Designers featured in the exhibition, produced by The Swedish Institute and curated by Karin Gräns, include: Anja Hynynen, Bergman’s, Camilla Norrback, Dem Collective, Johanna Hofring (of Ekovaruhuset), Julian Red, Nudie, Pia Anjou, Reflective Circle, Righteous Fashion, Swedish Hasbeens and Zion. I’m a big fan of the exhibition format, versus a runway show, mainly because details are so important in eco fashion. For example, Johanna Hofring’s amazing crochet detailing would simply get lost if it swooshed by on a runway. Here, we can admire and study it from all angles, for as long as we wish.
The panel was moderated by Dr. Hazel Clark, Dean of the School of Art and Design History at Parsons, included Marcus Bergman of organic cotton producer Ecocotton and Bergman’s, Karin Stenmar, cofounder of fairtrade supplier Dem Collective, Sass Brown, professor at FIT, and Eviana Hartman, designer of Bodkin and former fashion features editor at NYLON.
They discussed the challenges of sustainable material sourcing and how conscious global trade (like buying fairtrade fabrics from India) can sometimes outweigh buying materials domestically, since many of those may originally be sourced from not-very-sustainable places like China. (Something I experienced recently when ordering custom items for a client. They were “made in the U.S.,” which apparently meant “printed in the U.S. but sourced from China” as there was a “Made in China” sticker on every item. It was both enraging and embarrassing.)
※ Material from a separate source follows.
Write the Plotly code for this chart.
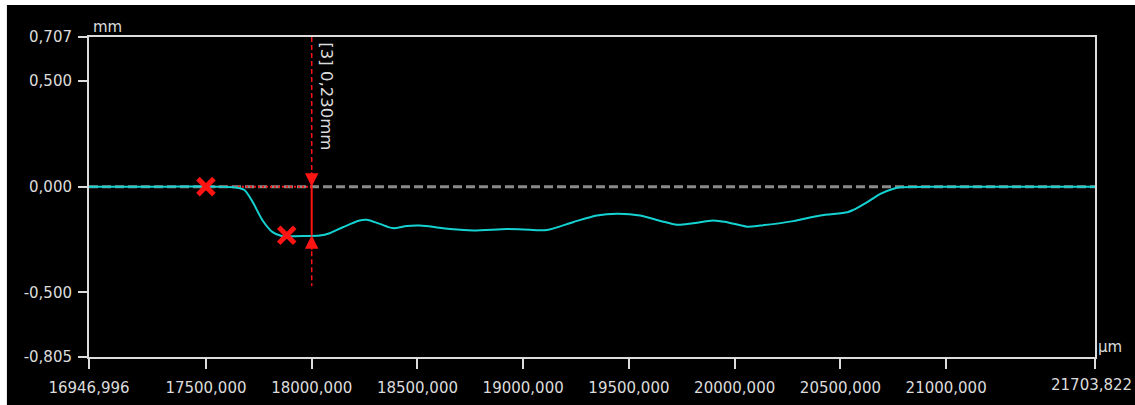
import plotly.graph_objects as go

# Profile trace: position (µm) vs height (mm)
x_um = [16946.996, 17300, 17565, 17640, 17683, 17721, 17768, 17815, 17858, 17900,
        17960, 18038, 18085, 18147, 18227, 18260, 18322, 18383, 18450, 18511,
        18653, 18762, 18923, 19000, 19112, 19235, 19349, 19444, 19553, 19650,
        19728, 19803, 19898, 19964, 20059, 20120, 20277, 20405, 20533, 20561,
        20627, 20689, 20751, 20784, 21000, 21703.822]
y_mm = [0.0, 0.0, 0.0, -0.004, -0.017, -0.073, -0.16, -0.215, -0.233, -0.234,
        -0.233, -0.231, -0.22, -0.192, -0.16, -0.157, -0.176, -0.196, -0.186, -0.184,
        -0.2, -0.207, -0.2, -0.202, -0.205, -0.168, -0.136, -0.128, -0.136, -0.162,
        -0.18, -0.173, -0.16, -0.168, -0.189, -0.184, -0.163, -0.136, -0.121, -0.11,
        -0.073, -0.034, -0.01, -0.003, 0.0, 0.0]

# Measurement points (red crosses)
cross_x = [17500, 17882]
cross_y = [0.0, -0.23]

# Depth measurement [3]
meas_x = 18000
meas_depth = 0.230
meas_ref_x = 17500
meas_ext_bottom = -0.47

# Axis limits and ticks
x_min, x_max = 16946.996, 21703.822
y_min, y_max = -0.805, 0.707
x_ticks = [16946.996, 17500, 18000, 18500, 19000, 19500, 20000, 20500, 21000, 21703.822]
x_ticktext = ["16946,996", "17500,000", "18000,000", "18500,000", "19000,000",
              "19500,000", "20000,000", "20500,000", "21000,000", "21703,822"]
y_ticks = [0.707, 0.5, 0.0, -0.5, -0.805]
y_ticktext = ["0,707", "0,500", "0,000", "-0,500", "-0,805"]

FG = "#dcdcdc"
RED = "#ff1414"
CYAN = "#14d2d2"
FONT = dict(family="DejaVu Sans", size=15, color=FG)

fig = go.Figure()

# zero reference line
fig.add_trace(go.Scatter(x=[x_min, x_max], y=[0, 0], mode="lines",
                         line=dict(color="#8a8a8a", width=3, dash="9px,4px"),
                         hoverinfo="skip"))
# measurement reference (dotted red)
fig.add_trace(go.Scatter(x=[meas_ref_x, meas_x], y=[0, 0], mode="lines",
                         line=dict(color=RED, width=2, dash="2px,2px"),
                         hoverinfo="skip"))
# dashed extension lines of the measurement
fig.add_trace(go.Scatter(x=[meas_x, meas_x], y=[y_max, 0], mode="lines",
                         line=dict(color=RED, width=1.5, dash="5px,3px"),
                         hoverinfo="skip"))
fig.add_trace(go.Scatter(x=[meas_x, meas_x], y=[-meas_depth, meas_ext_bottom], mode="lines",
                         line=dict(color=RED, width=1.5, dash="5px,3px"),
                         hoverinfo="skip"))
# profile
fig.add_trace(go.Scatter(x=x_um, y=y_mm, mode="lines",
                         line=dict(color=CYAN, width=2, shape="spline", smoothing=0.8)))
# solid measurement segment
fig.add_trace(go.Scatter(x=[meas_x, meas_x], y=[0, -meas_depth], mode="lines",
                         line=dict(color=RED, width=2), hoverinfo="skip"))
# measurement points
fig.add_trace(go.Scatter(x=cross_x, y=cross_y, mode="markers",
                         marker=dict(symbol="x-thin", size=16,
                                     line=dict(color=RED, width=5))))

annotations = [
    # arrowheads at both ends of the depth segment
    dict(x=meas_x, y=0, ax=0, ay=-16, showarrow=True, arrowhead=2,
         arrowsize=1.8, arrowwidth=1.5, arrowcolor=RED, text=""),
    dict(x=meas_x, y=-meas_depth, ax=0, ay=16, showarrow=True, arrowhead=2,
         arrowsize=1.8, arrowwidth=1.5, arrowcolor=RED, text=""),
    dict(x=meas_x, y=y_max, xshift=15, yshift=-3, xanchor="center", yanchor="top",
         textangle=90, showarrow=False,
         text="[3] " + f"{meas_depth:.3f}".replace(".", ",") + "mm",
         font=dict(family="DejaVu Sans", size=16.5, color=FG)),
    # axis units
    dict(x=0, y=1, xref="paper", yref="paper", xanchor="left", yanchor="bottom",
         xshift=2, yshift=-1, showarrow=False, text="mm", font=FONT),
    dict(x=1, y=0, xref="paper", yref="paper", xanchor="left", yanchor="bottom",
         xshift=1, yshift=-1, showarrow=False, text="µm", font=FONT),
    # end-of-range label, kept inside the page
    dict(x=x_ticks[-1], y=0, xref="x", yref="paper", xanchor="right", yanchor="top",
         xshift=39, yshift=-17, showarrow=False, text=x_ticktext[-1], font=FONT),
]

fig.update_layout(
    width=1135, height=405,
    margin=dict(l=89, r=40, t=37, b=48, autoexpand=False),
    paper_bgcolor="white",
    plot_bgcolor="black",
    showlegend=False,
    font=FONT,
    annotations=annotations,
    shapes=[dict(type="rect", xref="paper", yref="paper",
                 x0=-0.0816, x1=1.045, y0=-0.15, y1=1.1,
                 fillcolor="black", line=dict(width=0), layer="below")],
    xaxis=dict(range=[x_min, x_max], tickvals=x_ticks,
               ticktext=x_ticktext[:-1] + [""],
               showgrid=False, zeroline=False, showline=True, linecolor=FG,
               linewidth=2, mirror=True, ticks="outside", ticklen=10,
               tickwidth=2, tickcolor=FG, tickfont=FONT, automargin=False,
               ticklabelstandoff=6),
    yaxis=dict(range=[y_min, y_max], tickvals=y_ticks, ticktext=y_ticktext,
               showgrid=False, zeroline=False, showline=True, linecolor=FG,
               linewidth=2, mirror=True, ticks="outside", ticklen=9,
               tickwidth=2, tickcolor=FG, tickfont=FONT, automargin=False,
               ticklabelstandoff=3),
)

fig.write_html("out.html")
One of the big issues is our culture of fast fashion, and how we have become so used to buying cheap throwaway things, something Marcus Bergman referred to as “the party top phenomenon.” We impulse-buy something on a Friday afternoon, wear it that night for a few hours and may never look at the garment again. As Bergman puts it: “Few of us think about the fact that it took someone nine months to grow that garment. It’s considered disposable so why not make it from disposable materials.” Clearly, we are buying too many clothes; Bergman cites a statistic that 4 Billion of the people in the world (those who can afford to buy clothes) consume 25o Billion garments per year. There is no way we can sustain that unless we turn the tide and start valuing quality, craftsmanship and durability over trends and fads.
Eviana Hartman thinks that consumers — and designers — are starting to favor a more subtle approach that is based on utility, not trends. She says blogs like The Sartorialist have been influential in cultivating our appreciation for classic style that transcends fashion’s fads.
All the panelists agreed that knockoffs are a serious problem, not only for the fashion industry but for the environment as well. All were also extremely hopeful about the future. Consumers are becoming more aware, thanks to blogs and other forms of instant information-sharing. Hartman thinks that consumers want sustainable fashion, the problem is often finding it.
Designers are challenging the traditionally secretive culture of the fashion world and are employing different forms of collaboration and resource-sharing to further the common goal of establishing a culture of sustainable fashion. The ecological and ethical production of clothing begins with the design of a garment, and continues right through to the finished product, including the transparency of fashion companies about their production processes and materials.
We are moving from a culture of appearances to a culture of values, and everything we do, wear and eat will reflect that. To me, true fashion has to be both stylish and sustainable, and the designers featured in this show certainly proves that point.
This touring exhibition from The Swedish Institute (SI), which premiered in Belgrade in the winter of 2008, has visited major international cities including Minsk, Kiev, Riga, Istanbul, and most recently Berlin. The installation at Scandinavia House in New York marks the first American stop on this tour.